他の項で紹介した曲以外でコーラスラインが素敵な楽曲だと、

杉山清貴&オメガトライブ
「Stay The Night Forever」
12月21日リリース
(全体的なアレンジがエルガイムEDの
「スターライト・シャワー」
と似ていますね)
いとうまい子さん「ルーフに白いTシャツ」
5月21日リリース

などがあります!


結局何が「独特な質感」を感じさせるのか?

1984年の松下誠さんサウンドを研究した結果、
マイナーキー/マイナーコード×個性的なリズム隊/リズムアレンジ×メロディアスなクリーントーンのギター
の掛け合わせが、独特な質感を生み出している理由なのだと考えています。

また、こういう言い方をすると怒られるかもしれませんが、僕が考えるに恐らく
1984年の誠さんのアレンジは基本形が「エルガイム」なので、
・「炎の聖書」
・「感じだね…デラ」
・「ムシャクシャするぜ」
も全部「エルガイム」っぽさがあります。

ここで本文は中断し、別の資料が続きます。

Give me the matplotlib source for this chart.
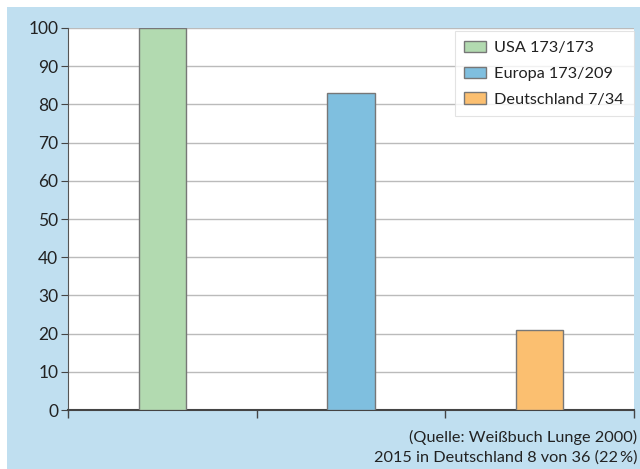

笑

また、こうして誠さんの1984年のお仕事を振り返ってみると
「これだけソロワークが忙しかったら翌年のAB'S脱退も納得できる…」
と感じました↓


まとめ

・1984年の松下誠さんサウンドの特徴は
「マイナーキー/マイナーコード×個性的なリズム隊/リズムアレンジ×メロディアスなクリーントーンのギター」。